Thankfulness is a choice; it’s an attitude; it’s a way of life; it’s God’s will for us. That’s why I’m intentionally writing down three things each day to thank God for during this month. It’s not too late to join me in this November challenge.

The bottom line: Choose to be thankful.

~ Miss Kristen

I shall not want

Sweetwater Creek_Psalm 23
Photo Credit: Miss Kristen / Sweetwater Creek State Park, Georgia

The words of Psalm 23:1 have been a comfort to countless many when facing circumstances beyond their control.

But what does “I shall not want” mean?

Let’s eliminate the obvious. It doesn’t mean we get whatever we want.

Honestly, it also doesn’t mean we will never be in want (or in need of) something. Look at the Apostle Paul. He faced all sorts of terrible situations – shipwrecks, stoning, homelessness, beatings, hunger, and more. Yet in Philippians 4:11, he says, “…I have learned in whatever situation I am to be content” (ESV). 

Clearly, he had unmet physical needs. Yet, he was not “in want.”


Let’s look at Psalm 23:1 again. “The Lord is my shepherd; I shall not want” (KJV). The key to understanding this verse lies in the first few words: “The Lord is my shepherd.”

When the Lord is my Shepherd, I have all I need. In other words, my Shepherd is all I need.

The holidays can be lonely for many and painful for some who have lost family or friends. It’s hard to feel thankful when our surroundings aren’t merry and bright.

I don’t know what your needs are this Thanksgiving holiday, but the Shepherd knows.

  • Is the Lord your Shepherd? If He’s not, then the first step to finding true contentment and peace is knowing Him. To do that, you must admit your need for a Savior and Shepherd, believe that Jesus Christ paid for your sins by His death on the cross, and choose to follow Him.

“Not by works of righteousness which we have done, but according to His mercy He saved us, through the washing of regeneration and renewing of the Holy Spirit, whom He poured out on us abundantly through Jesus Christ our Savior, that having been justified by His grace we should become heirs according to the hope of eternal life.”

– Titus 3:5-7 (NKJV)

  • If the Lord is already your Shepherd, commit your cares to Him with the full assurance that He cares for you (I Peter 5:7).
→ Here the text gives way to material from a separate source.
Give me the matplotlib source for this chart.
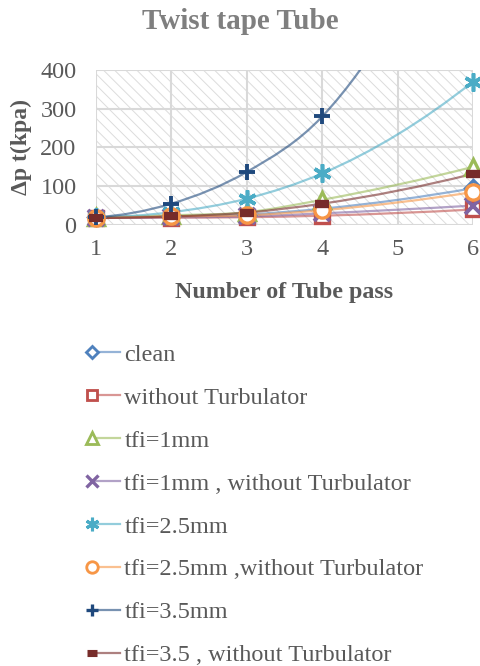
import matplotlib
matplotlib.use("Agg")
import matplotlib.pyplot as plt
from matplotlib.path import Path
from matplotlib.patches import PathPatch, Rectangle
from matplotlib.legend_handler import HandlerLine2D
from matplotlib.lines import Line2D
import numpy as np

# Tube passes and pressure drop (kPa) for each configuration
passes = [1, 2, 3, 4, 6]
clean = [20, 22, 27, 42, 95]
without_turb = [18, 19, 20, 24, 40]
tfi_1 = [20, 25, 33, 65, 150]
tfi_1_without = [18, 20, 22, 30, 50]
tfi_25 = [20, 33, 68, 133, 370]
tfi_25_without = [18, 22, 25, 38, 85]
tfi_35 = [20, 55, 137, 280, 950]
tfi_35_without = [18, 22, 32, 55, 132]

labels = ["clean", "without Turbulator", "tfi=1mm", "tfi=1mm , without Turbulator",
          "tfi=2.5mm", "tfi=2.5mm ,without Turbulator", "tfi=3.5mm",
          "tfi=3.5 , without Turbulator"]
series = [clean, without_turb, tfi_1, tfi_1_without, tfi_25, tfi_25_without,
          tfi_35, tfi_35_without]
colors = ["#4F81BD", "#C0504D", "#9BBB59", "#8064A2", "#4BACC6", "#F79646",
          "#1F497D", "#772C2A"]
markers = ["D", "s", "^", "x", (6, 2, 0), "o", "+", "_"]

GRAY = "#595959"
plt.rcParams["font.family"] = ["Liberation Serif", "DejaVu Serif"]
plt.rcParams["hatch.linewidth"] = 0.7

fig = plt.figure(figsize=(4.81, 6.66), dpi=100)
ax = fig.add_axes([0.1996, 0.6622, 0.7838, 0.2327])
ax.set_xlim(1, 6)
ax.set_ylim(0, 400)
ax.patch.set_facecolor("white")
ax.add_patch(Rectangle((0, 0), 1, 1, transform=ax.transAxes, facecolor="white",
                       edgecolor="#dcdcdc", linewidth=0, hatch="\\\\\\",
                       zorder=0.1))
for s in ax.spines.values():
    s.set_visible(False)
ax.set_xticks([1, 2, 3, 4, 5, 6])
ax.set_yticks([0, 100, 200, 300, 400])
ax.grid(True, color="#d9d9d9", linewidth=1.5)
ax.set_axisbelow(True)
ax.tick_params(length=0, labelsize=17.5, labelcolor=GRAY)
ax.tick_params(axis="x", pad=10)
ax.tick_params(axis="y", pad=14)


def smooth_path(xs, ys):
    """Piecewise cubic Hermite curve through the points, as Bezier segments."""
    x = np.asarray(xs, float)
    y = np.asarray(ys, float)
    n = len(x)
    h = np.diff(x)
    d = np.diff(y) / h
    m = np.empty(n)
    for i in range(1, n - 1):
        m[i] = (d[i - 1] * h[i] + d[i] * h[i - 1]) / (h[i - 1] + h[i])
    m[0] = 2 * d[0] - m[1]
    m[-1] = 2 * d[-1] - m[-2]
    verts = [(x[0], y[0])]
    codes = [Path.MOVETO]
    for i in range(n - 1):
        c1 = (x[i] + h[i] / 3, y[i] + m[i] * h[i] / 3)
        c2 = (x[i + 1] - h[i] / 3, y[i + 1] - m[i + 1] * h[i] / 3)
        verts += [c1, c2, (x[i + 1], y[i + 1])]
        codes += [Path.CURVE4] * 3
    return Path(verts, codes)


def marker_style(mk):
    ms, mew = 11, 2.4
    if mk == "D":
        ms = 8
    if mk == "s":
        ms = 10.5
    if mk in ("+", "x"):
        ms, mew = 11, 2.8
    if mk == (6, 2, 0):
        ms, mew = 13, 2.6
    if mk == "_":
        ms, mew = 10, 6
    return ms, mew


handles = []
for ys, col, mk in zip(series, colors, markers):
    ax.add_patch(PathPatch(smooth_path(passes, ys), facecolor="none",
                           edgecolor=col, alpha=0.6, linewidth=1.6, zorder=2))
    ms, mew = marker_style(mk)
    face = col if mk == "_" else "white"
    ax.plot(passes, ys, linestyle="none", marker=mk, markersize=ms,
            markerfacecolor=face, markeredgecolor=col, markeredgewidth=mew,
            clip_on=False, zorder=3)
    handles.append(Line2D([], [], color=col, linewidth=1.6, marker=mk,
                          markersize=ms * 0.75, markerfacecolor="white",
                          markeredgecolor=col, markeredgewidth=mew * 0.85))


class LeftMarkerHandler(HandlerLine2D):
    """Legend entry with the marker sitting at the left end of the line."""

    def create_artists(self, legend, orig_handle, xdescent, ydescent, width,
                       height, fontsize, trans):
        x0 = -xdescent
        y0 = height / 2 - ydescent
        line = Line2D([x0, x0 + width], [y0, y0], color=orig_handle.get_color(),
                      linewidth=1.6, alpha=0.6, transform=trans)
        mark = Line2D([x0], [y0], linestyle="none",
                      marker=orig_handle.get_marker(),
                      markersize=orig_handle.get_markersize(),
                      markerfacecolor="white",
                      markeredgecolor=orig_handle.get_markeredgecolor(),
                      markeredgewidth=orig_handle.get_markeredgewidth(),
                      transform=trans)
        return [line, mark]


ax.set_xlabel("Number of Tube pass", fontsize=17.3, fontweight="bold",
              color=GRAY, labelpad=16)
ax.set_ylabel("\u0394p t(kpa)", fontsize=17, fontweight="bold", color=GRAY,
              labelpad=6)
fig.text(0.5, 0.968, "Twist tape Tube", ha="center", va="center", fontsize=21,
         fontweight="bold", color="#7f7f7f")

handler = LeftMarkerHandler()
leg = fig.legend(handles=handles, labels=labels, loc="upper left",
                 bbox_to_anchor=(0.146, 0.5165), frameon=False, fontsize=17.5,
                 handlelength=1.15, handletextpad=0.18, labelspacing=0.86,
                 labelcolor=GRAY, handler_map={Line2D: handler})

fig.savefig("out.png", dpi=100)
It’s not wrong to want something you don’t have or ask the Lord to provide for you. I ask all the time!

But whether the answer is yes, no, or wait, you and I have to remember that at the end of the day, our Shepherd knows our needs, and He will supply as He sees best. He is our source of blessing, and knowing Him is the richest blessing of all.

My prayer for you this Thanksgiving is that you may know the Shepherd and enjoy the peace and joy of His presence.